Caroline Mignard1, Jean-François Mirjolet1, Josselin Caradec1, Valentin Derangere2, François Ghiringhelli2, Laurent Arnould2, Séverine Tabone-Eglinger3, Pauline Wajda3,4, Bertrand Dubois4, Fabrice Lavial4, Isabelle Treilleux3, Olivier Duchamp1

1 Oncodesign, Dijon, France - 2 Centre Georges François Leclerc, Dijon, France - 3 Centre Léon Bérard, Lyon, France - 4 Cancer Research Center of Lyon, France

Immunotherapy is one of the most exiting recent breakthroughs in the field of cancer treatment.
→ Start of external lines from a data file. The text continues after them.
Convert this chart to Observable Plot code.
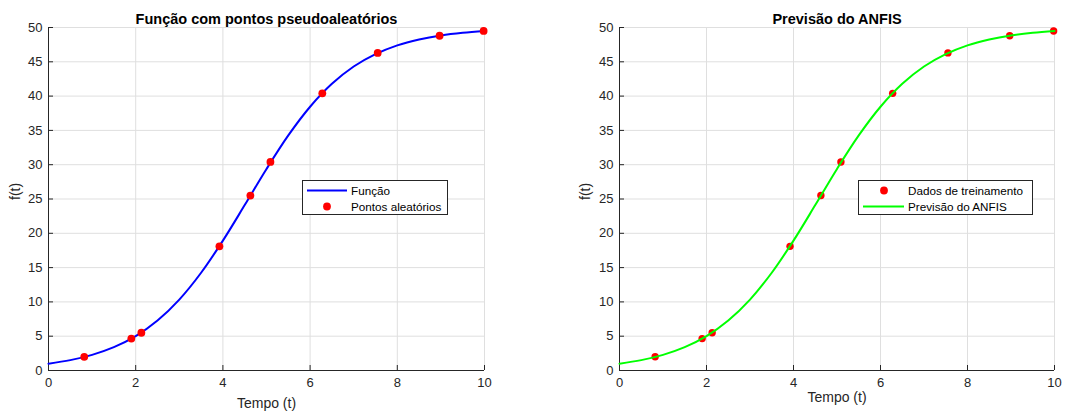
<!DOCTYPE html>
<html>
<head>
<meta charset="utf-8">
<script src="https://cdn.jsdelivr.net/npm/d3@7"></script>
<script src="https://cdn.jsdelivr.net/npm/@observablehq/plot@0.6"></script>
<style>
  html, body { margin: 0; padding: 0; background: #fff; }
  #wrap { position: relative; width: 1065px; height: 414px; overflow: hidden; font-family: "Liberation Sans", Arial, Helvetica, sans-serif; }
  .fig { position: absolute; top: 0; }
  .legend { position: absolute; }
  .legend text { font-family: "Liberation Sans", Arial, Helvetica, sans-serif; font-size: 11.7px; fill: #000; }
</style>
</head>
<body>
<div id="wrap"></div>
<script>
// ---- data ----
const tCurve = [0, 0.5, 1, 1.5, 2, 2.5, 3, 3.5, 4, 4.5, 5, 5.5, 6, 6.5, 7, 7.5, 8, 8.5, 9, 9.5, 10];
const fCurve = [1.00, 1.51, 2.28, 3.40, 5.01, 7.28, 10.34, 14.25, 18.93, 24.11, 29.38, 34.27, 38.45, 41.79, 44.31, 46.12, 47.40, 48.26, 48.85, 49.24, 49.50];
const anfisCurve = [1.00, 1.51, 2.28, 3.40, 5.01, 7.28, 10.34, 14.25, 18.93, 24.11, 29.38, 34.27, 38.45, 41.79, 44.31, 46.12, 47.40, 48.26, 48.85, 49.24, 49.50];
const tPts = [0.82, 1.90, 2.13, 3.92, 4.63, 5.09, 6.28, 7.55, 8.97, 9.98];
const fPts = [2.0, 4.65, 5.5, 18.1, 25.5, 30.4, 40.4, 46.3, 48.8, 49.5];
const xTicks = [0, 2, 4, 6, 8, 10];
const yTicks = [0, 5, 10, 15, 20, 25, 30, 35, 40, 45, 50];
const titles = ["Função com pontos pseudoaleatórios", "Previsão do ANFIS"];
const xLabel = "Tempo (t)";
const yLabel = "f(t)";
const legend1 = ["Função", "Pontos aleatórios"];
const legend2 = ["Dados de treinamento", "Previsão do ANFIS"];

const curveData = tCurve.map((t, i) => ({t, f: fCurve[i]}));
const anfisData = tCurve.map((t, i) => ({t, f: anfisCurve[i]}));
const ptsData = tPts.map((t, i) => ({t, f: fPts[i]}));

const TXT = "#262626";
const GRID = "#dfdfdf";
const H = 414, MT = 27, MB = 44;

function axesMarks(innerW, innerH, xLabDy, yLabDx) {
  return [
    Plot.gridX(xTicks, {stroke: GRID, strokeOpacity: 1}),
    Plot.gridY(yTicks, {stroke: GRID, strokeOpacity: 1}),
    Plot.ruleX([0], {stroke: TXT, strokeWidth: 1}),
    Plot.ruleY([0], {stroke: TXT, strokeWidth: 1}),
    Plot.tickX(xTicks, {x: d => d, stroke: TXT, insetTop: innerH - 5}),
    Plot.tickY(yTicks, {y: d => d, stroke: TXT, insetRight: innerW - 5}),
    Plot.axisX(xTicks, {tickSize: 0, tickPadding: 7, fontSize: 13, color: TXT, label: null}),
    Plot.axisY(yTicks, {tickSize: 0, tickPadding: 6, fontSize: 13, color: TXT, label: null}),
    Plot.text([xLabel], {frameAnchor: "bottom", dy: xLabDy, fontSize: 14, fill: TXT}),
    Plot.text([yLabel], {frameAnchor: "left", dx: yLabDx, dy: 1, rotate: -90, fontSize: 14, fill: TXT})
  ];
}

function titleMark(s) {
  return Plot.text([s], {frameAnchor: "top", dy: -13.5, fontSize: 14.5, fontWeight: "bold", fill: "#000"});
}

const style = {fontFamily: '"Liberation Sans", Arial, Helvetica, sans-serif', fontSize: "13px", background: "transparent", overflow: "visible"};

// Left plot
const W1 = 532, ML1 = 48, MR1 = 48;
const p1 = Plot.plot({
  width: W1, height: H, marginLeft: ML1, marginRight: MR1, marginTop: MT, marginBottom: MB,
  x: {domain: [0, 10]}, y: {domain: [0, 50]}, style,
  marks: [
    ...axesMarks(W1 - ML1 - MR1, H - MT - MB, 37, -33),
    Plot.line(curveData, {x: "t", y: "f", stroke: "#0000ff", strokeWidth: 2, curve: "catmull-rom"}),
    Plot.dot(ptsData, {x: "t", y: "f", r: 3.9, fill: "#ff0000", stroke: "none"}),
    titleMark(titles[0])
  ]
});
p1.classList.add("fig"); p1.style.left = "0px";

// Right plot
const W2 = 533, ML2 = 87, MR2 = 11;
const p2 = Plot.plot({
  width: W2, height: H, marginLeft: ML2, marginRight: MR2, marginTop: MT, marginBottom: MB,
  x: {domain: [0, 10]}, y: {domain: [0, 50]}, style,
  marks: [
    ...axesMarks(W2 - ML2 - MR2, H - MT - MB, 31, -34),
    Plot.dot(ptsData, {x: "t", y: "f", r: 3.7, fill: "#ff0000", stroke: "none"}),
    Plot.line(anfisData, {x: "t", y: "f", stroke: "#00ff00", strokeWidth: 2, curve: "catmull-rom"}),
    titleMark(titles[1])
  ]
});
p2.classList.add("fig"); p2.style.left = "532px";

const wrap = document.getElementById("wrap");
wrap.appendChild(p1);
wrap.appendChild(p2);

// Legends
function makeLegend(left, top, w, h, items) {
  const svg = d3.create("svg").attr("class", "legend").attr("width", w + 1).attr("height", h + 1)
    .style("left", left + "px").style("top", top + "px");
  svg.append("rect").attr("x", 0.5).attr("y", 0.5).attr("width", w - 1).attr("height", h - 1)
    .attr("fill", "#fff").attr("stroke", TXT).attr("stroke-width", 1);
  items.forEach(it => {
    if (it.kind === "line") {
      svg.append("line").attr("x1", it.x0).attr("x2", it.x1).attr("y1", it.y).attr("y2", it.y)
        .attr("stroke", it.color).attr("stroke-width", 2);
    } else {
      svg.append("circle").attr("cx", it.cx).attr("cy", it.y).attr("r", 3.9).attr("fill", it.color);
    }
    svg.append("text").attr("x", it.tx).attr("y", it.y).attr("dy", "0.35em").text(it.label);
  });
  wrap.appendChild(svg.node());
}
makeLegend(302, 180, 146, 35, [
  {kind: "line", x0: 5, x1: 45, y: 10.5, color: "#0000ff", tx: 49, label: legend1[0]},
  {kind: "dot", cx: 25, y: 26.5, color: "#ff0000", tx: 49, label: legend1[1]}
]);
makeLegend(858, 180, 175, 35, [
  {kind: "dot", cx: 26, y: 10.5, color: "#ff0000", tx: 50, label: legend2[0]},
  {kind: "line", x0: 5, x1: 46, y: 26.5, color: "#00ff00", tx: 50, label: legend2[1]}
]);
</script>
</body>
</html>
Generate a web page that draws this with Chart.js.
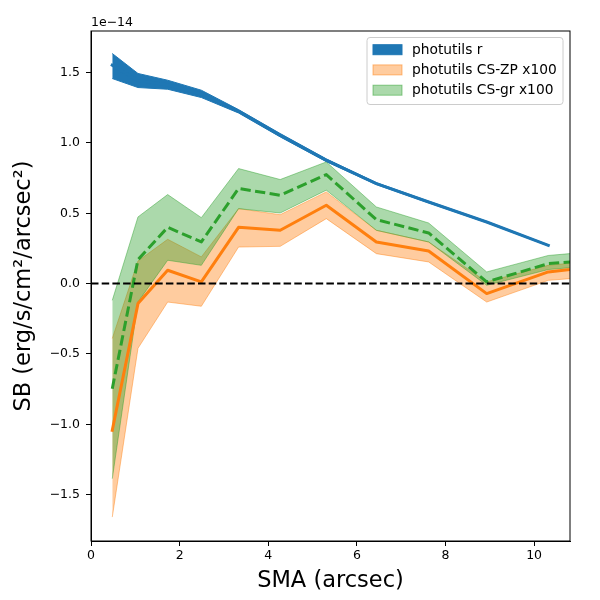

Different approaches are developed such as cancer vaccines, adoptive cellular immunotherapy or immune checkpoint blockade, and a number have been regulatory approved or are currently investigated in clinic.

Effective immunity against cancer involves complex interaction between the tumor, the host and the environment. The assessment of cancer immunotherapy requires the use of appropriate preclinical animal models that sufficiently reflect the physiological situation in humans and that must be chosen carefully to address a specific scientific question.

Patient-derived xenograft (PDX) models have been developed from different tumor types and are used for the pre-clinical drug evaluation and for the predictive results of clinical outcomes because they conserve original tumor characteristics such as heterogeneity and molecular diversity. Nevertheless, they have limited utility for therapies that target the human immune system. This limitation has been partially overcome by the development of humanized mice meaning co-transplantation of human tumor and human immune or hematopoietic progenitor cells.

Humanized models were then used for in vivo evaluation of immunomodulatory agents with mice xenografted with cell lines or patient-derived xenografts. Therapeutic efficiency was assessed by following mice survival and tumor growth. The impact of therapeutics on tumors and immune cells was also assessed by flow cytometry and immunohistochemistry analyses.

We developed a large panel of humanized models that are available for the investigation of the mechanism of action of novel immuno-oncology therapies. Nevertheless challenges are still remaining, for the development of immune checkpoint-based therapy, in particular, to identify and validate predictive models and biomarkers.